After all, I’ve been giving status updates on my life to whomever would listen ever since first grade, starting with my next-desk-over neighbor, not to mention being so very curious and inquisitive about the goings-on in the lives of those around me. Facebook can be — if you let it — sort of be like keeping a public diary of what you’re up to, what your interests are, what you’re thinking about politics and current events, and who you are becoming. Facebook is heaven both for those of us who enjoy disclosing a bit of ourselves to the wider world as well as for those of us who enjoy looking into and being connected with the lives of others.
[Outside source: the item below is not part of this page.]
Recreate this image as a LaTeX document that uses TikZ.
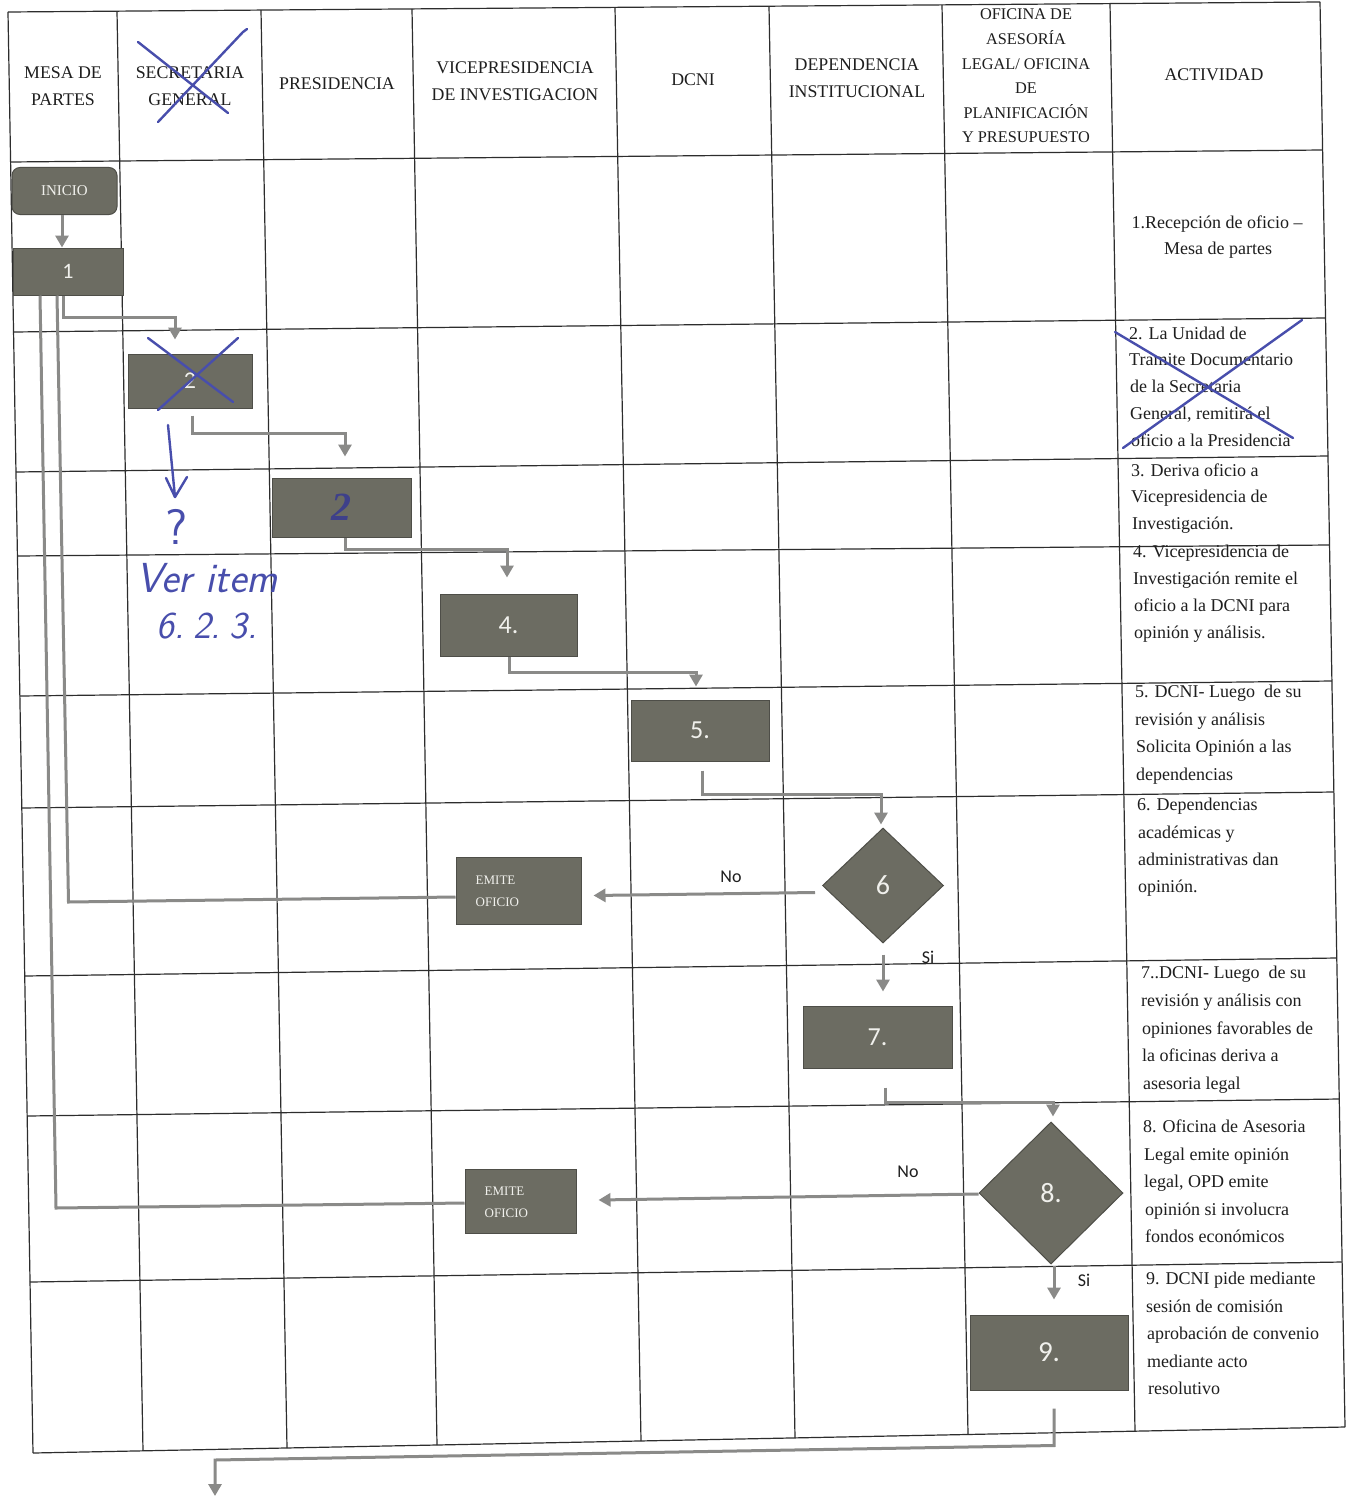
\documentclass[tikz,border=0pt]{standalone}
\usepackage{fontspec}
\setmainfont{Liberation Serif}
\newfontfamily\calf{Carlito}
\usetikzlibrary{arrows.meta,shapes.geometric,calc}
\definecolor{boxfill}{RGB}{108,108,98}
\definecolor{boxedge}{RGB}{78,78,72}
\definecolor{boxtext}{RGB}{240,240,236}
\definecolor{conncol}{RGB}{138,138,136}
\definecolor{inkblue}{RGB}{72,78,172}
\definecolor{inkgray}{RGB}{62,64,138}
\definecolor{gridcol}{RGB}{45,45,45}
\definecolor{txt}{RGB}{30,30,30}
\newcommand\actl[4]{\node[actline] (#1) at (#2,#3) {#4};}
\begin{document}
\begin{tikzpicture}[x=1pt,y=-1pt,
  tline/.style={draw=gridcol,line width=1.2pt},
  procbox/.style={draw=boxedge,fill=boxfill,line width=1pt,inner sep=0pt,text=boxtext,font=\calf\fontsize{26}{26}\selectfont},
  decbox/.style={procbox,diamond},
  conn/.style={draw=conncol,line width=3pt,-{Triangle[length=12pt,width=13pt]}},
  wire/.style={draw=conncol,line width=3pt},
  ink/.style={draw=inkblue,line width=2.4pt,line cap=round,line join=round},
  hdr/.style={font=\fontsize{17.8}{27}\selectfont,align=center,text=txt,inner sep=0pt},
  actline/.style={anchor=west,inner sep=0pt,font=\fontsize{18}{27}\selectfont,text=txt,text height=12pt,text depth=3.5pt},
  lbl/.style={font=\calf\fontsize{18}{18}\selectfont,text=txt,inner sep=0pt},
  hand/.style={text=inkblue,inner sep=0pt,font=\sffamily\itshape},
  emit/.style={anchor=west,inner sep=0pt,align=left,text=boxtext,font=\fontsize{13}{22}\selectfont}
]
\useasboundingbox (0,0) rectangle (1354,1498);
\fill[white] (0,0) rectangle (1354,1498);

% ---- table: vertical lines
\foreach \xa/\ya/\xb/\yb in {8/12/33/1453,117/11.2/143/1450.8,261/10.1/287/1448,412/8.9/437/1445,615/7.4/641/1441,769/6.2/795/1437.9,942/4.9/968/1434.5,1110/3.6/1135/1431.2,1320/2/1345/1427}
  \draw[tline] (\xa,\ya) -- (\xb,\yb);
% ---- table: horizontal lines
\foreach \xa/\ya/\xb/\yb in {8/12/1320/2,10.6/162/1322.6/150,13.55/332/1325.5/318,16/472/1328/456,17.4/556/1329.5/545,19.9/696/1331.9/681,21.8/808/1333.9/792,24.7/976/1336.8/958,27.2/1116/1339.2/1099,30/1282/1342.1/1262,33/1453/1345/1427}
  \draw[tline] (\xa,\ya) -- (\xb,\yb);

% ---- header
\node[hdr] (hmesa) at (63,86) {MESA DE\\PARTES};
\node[hdr] (hsec) at (190,86) {SECRETARIA\\GENERAL};
\node[hdr] (hpres) at (337,84) {PRESIDENCIA};
\node[hdr] (hvice) at (515,81) {VICEPRESIDENCIA\\DE INVESTIGACION};
\node[hdr] (hdcni) at (693,80) {DCNI};
\node[hdr] (hdep) at (857,78) {DEPENDENCIA\\INSTITUCIONAL};
\node[hdr,font=\fontsize{16.3}{24.6}\selectfont] (hofi) at (1026,76) {OFICINA DE\\ASESORÍA\\LEGAL/ OFICINA\\DE\\PLANIFICACIÓN\\Y PRESUPUESTO};
\node[hdr] (hact) at (1214,75) {ACTIVIDAD};

% ---- activity column
\node[actline,anchor=center] (r1a) at (1217,224) {1.Recepción de oficio –};
\node[actline,anchor=center] (r1b) at (1218,250) {Mesa de partes};
\actl{r2a}{1129}{335}{2. La Unidad de}
\actl{r2b}{1129}{361}{Tramite Documentario}
\actl{r2c}{1130}{388}{de la Secretaria}
\actl{r2d}{1130}{415}{General, remitirá el}
\actl{r2e}{1131}{442}{oficio a la Presidencia}
\actl{r3a}{1131}{472}{3. Deriva oficio a}
\actl{r3b}{1131}{498}{Vicepresidencia de}
\actl{r3c}{1132}{525}{Investigación.}
\actl{r4a}{1133}{553}{4. Vicepresidencia de}
\actl{r4b}{1133}{580}{Investigación remite el}
\actl{r4c}{1134}{607}{oficio a la DCNI para}
\actl{r4d}{1134}{634}{opinión y análisis.}
\actl{r5a}{1135}{693}{5. DCNI- Luego~ de su}
\actl{r5b}{1135}{721}{revisión y análisis}
\actl{r5c}{1136}{748}{Solicita Opinión a las}
\actl{r5d}{1136}{776}{dependencias}
\actl{r6a}{1137}{806}{6. Dependencias}
\actl{r6b}{1138}{834}{académicas y}
\actl{r6c}{1138}{861}{administrativas dan}
\actl{r6d}{1138}{888}{opinión.}
\actl{r7a}{1141}{974}{7..DCNI- Luego~ de su}
\actl{r7b}{1141}{1002}{revisión y análisis con}
\actl{r7c}{1142}{1030}{opiniones favorables de}
\actl{r7d}{1142}{1057}{la oficinas deriva a}
\actl{r7e}{1143}{1085}{asesoria legal}
\actl{r8a}{1143}{1128}{8. Oficina de Asesoria}
\actl{r8b}{1144}{1156}{Legal emite opinión}
\actl{r8c}{1144}{1183}{legal, OPD emite}
\actl{r8d}{1145}{1211}{opinión si involucra}
\actl{r8e}{1145}{1238}{fondos económicos}
\actl{r9a}{1146}{1280}{9. DCNI pide mediante}
\actl{r9b}{1146}{1308}{sesión de comisión}
\actl{r9c}{1147}{1335}{aprobación de convenio}
\actl{r9d}{1147}{1363}{mediante acto}
\actl{r9e}{1148}{1390}{resolutivo}

% ---- flow nodes
\node[procbox,rounded corners=8pt,minimum width=105pt,minimum height=47pt,font=\fontsize{15}{15}\selectfont] (inicio) at (64.5,191) {INICIO};
\node[procbox,minimum width=110pt,minimum height=47pt,font=\calf\fontsize{22}{22}\selectfont] (b1) at (68,271.5) {1};
\node[procbox,minimum width=124pt,minimum height=54pt,font=\calf\fontsize{24}{24}\selectfont] (b2) at (190,381) {2};
\node[procbox,minimum width=139pt,minimum height=59pt,font=\itshape\bfseries\fontsize{40}{40}\selectfont,text=inkgray] (b3) at (341.5,507.5) {2};
\node[procbox,minimum width=137pt,minimum height=62pt] (b4) at (508.5,625) {4.};
\node[procbox,minimum width=138pt,minimum height=61pt] (b5) at (700,730.5) {5.};
\node[decbox,minimum width=121pt,minimum height=115pt,font=\calf\fontsize{28}{28}\selectfont] (d6) at (883,885.5) {6};
\node[procbox,minimum width=125pt,minimum height=67pt] (em1) at (518.5,890.5) {};
\node[emit] (em1t) at ($(em1.west)+(20,1)$) {EMITE\\OFICIO};
\node[procbox,minimum width=149pt,minimum height=62pt] (b7) at (877.5,1037) {7.};
\node[decbox,minimum width=144pt,minimum height=142pt,font=\calf\fontsize{28}{28}\selectfont] (d8) at (1051,1193) {8.};
\node[procbox,minimum width=111pt,minimum height=64pt] (em2) at (520.5,1201) {};
\node[emit] (em2t) at ($(em2.west)+(20,1)$) {EMITE\\OFICIO};
\node[procbox,minimum width=158pt,minimum height=75pt,font=\calf\fontsize{29}{29}\selectfont] (b9) at (1049,1352.5) {9.};

% ---- connectors
\draw[conn] ($(inicio.south)+(-2.5,0)$) -- ($(b1.north)+(-6,0)$);
\draw[conn] ($(b1.south)+(-5,0)$) -- ++(0,22) -| ($(b2.north)+(-15,-14)$);
\coordinate (bB) at (68.5,902);
\draw[wire] ($(em1.west)+(0,6.5)$) -- (bB) -- ($(b1.south)+(-11,0)$);
\coordinate (bA) at (56,1208);
\draw[wire] ($(em2.west)+(0,2)$) -- (bA) -- ($(b1.south)+(-28,0)$);
\draw[conn] ($(b2.south)+(2,7)$) -- ++(0,18) -| ($(b3.north)+(3.5,-21)$);
\draw[conn] ($(b3.south)+(3.5,0)$) -- ++(0,12) -| ($(b4.north)+(-1.5,-16)$);
\draw[conn] ($(b4.south)+(0.5,0)$) -- ++(0,16) -| ($(b5.north)+(-4,-13)$);
\draw[conn] ($(b5.south)+(2,9)$) -- ++(0,24) -| ($(d6.north)+(-2,-3)$);
\draw[conn] ($(d6.west)+(-7,7)$) -- ($(em1.east)+(12,5)$);
\draw[conn] ($(d6.south)+(0,11)$) -- ($(b7.north)+(5.5,-14)$);
\draw[conn] ($(b7.south)+(7.5,19)$) -- ++(0,15) -| ($(d8.north)+(2,-5)$);
\draw[conn] ($(d8.west)+(0,1)$) -- ($(em2.east)+(22,-1)$);
\draw[conn] ($(d8.south)+(3,1)$) -- ($(b9.north)+(5,-15)$);
\coordinate (bM) at (215,1460);
\coordinate (endM) at (215,1496);
\draw[conn] ($(b9.south)+(5,18)$) -- ++(0,37) -- (bM) -- (endM);

% ---- decision labels
\node[lbl] (no1) at (731,877) {No};
\node[lbl] (si1) at (928,957) {Si};
\node[lbl] (no2) at (908,1172) {No};
\node[lbl] (si2) at (1084,1280) {Si};

% ---- handwritten ink
\draw[ink] (138,42) -- (228,113);
\draw[ink] (158,122) -- (243,32) -- (247,29);
\draw[ink] (148,338) -- (233,402);
\draw[ink] (158,410) -- (238,338);
\draw[ink] (1115,332) -- (1293,438);
\draw[ink] (1123,448) -- (1302,320);
\draw[ink] (168,425) -- (175,497);
\draw[ink] (166,478) -- (175,497) -- (187,477);
\node[hand,font=\sffamily\fontsize{50}{50}\selectfont] (qm) at (177,527) {?};
\node[hand,font=\sffamily\itshape\fontsize{42}{42}\selectfont] (ver) at (207,578) {Ver item};
\node[hand,font=\sffamily\itshape\fontsize{38}{38}\selectfont] (num) at (207,626) {6.\hspace{9pt}2.\hspace{9pt}3.};
\end{tikzpicture}
\end{document}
Tonight, against the backdrop of a political scenario including major players on the stage of the then-known world — Caesar Augustus of the Roman Empire and Quirinius, the Syrian governor — against this backdrop of the world powers at the time, comes the story of the way the creator of the universe chose to disclose the divine self with the world. In contrast with political power and prestige, God enters the scene with a status update from Bethlehem: ”Just born in a barn. This is no picnic down here. Hope I can get some sleep.”
Vulnerability. God enters into our humanity and makes it God’s own in the most messiest of ways: livestock and their unique aromatic presence, stressed out young parents still reeling from an unplanned pregnancy, crowds of people on the road and no place to stay, a feeding stall in some backwater Palestinian bump in the road called Bethelehem, and a gang of questionable characters who made their living by letting their sheep graze on someone else’s property. Put them all together, and it spells disclosure — it’s the way God chooses to make God’s self known: in the lowly, in the impossible, in powerlessness, in humility, in the imperfect, in the uncertain and questionable, in the mess of it all.
And somehow, as if to put a caption beneath the whole picture or, in keeping with Facebook, a status update at the top of screen, the message of the angels is tonight’s status update: ”Glory to God in the highest heaven, and on earth peace among those whom God favors.” In other words, God is in God’s heaven and in this messy birth pulls us up out of our human weakness and redeems us. And while we remain on this old, imperfect earth which seems hell-bent on hating and excluding, dividing and fighting, neglecting and killing, while we call this planet home, God comes down and in Jesus the babe of Bethlehem and the Christ of the cross becomes Emmanuel, God-With-Us, in the mess of it all, bringing peace and making peace, bringing love and making love out of the likes of poor ornery and ordinary creatures like you and like me.
This morning as I was listening to the Festival of Nine Lessons and Carols coming from King’s College in Cambridge, England, I was moved by the text of a carol which was commissioned by the college for this year’s annual service, written by Berthold Brecht and set to music by British composer Dominic Muldowney, entitled, “Mary.”
The night when she first gave birth
Had been cold. But in later years
She quite forgot
The frost in the dingy beams and the smoking stove
And the spasms of the afterbirth at dawn.
But above all else she forgot the bitter shame
Common among the poor
Of having no privacy.
That was why in later years it became a holiday for all.
The shepherd’s coarse chatter fell silent.
Later they became the Kings of the story.
The wind, which was icy cold,
Turned into the song of the angels.
Of the hole in the roof that let in the frost nothing was left
But the star that peeped through it.
All this was due to the vision of her son, who was very
Fond of singing.
He lived with the poor
And was in the habit of mixing with kings
And of seeing a star above his head at night-time.
Sisters and brothers, may the God who stepped into human history this night and invaded our cosmic privacy with grace and truth in the face of Jesus Christ, the Word made flesh, may that God and that face be your comfort and joy, and the guiding star above your head, now and always. Amen.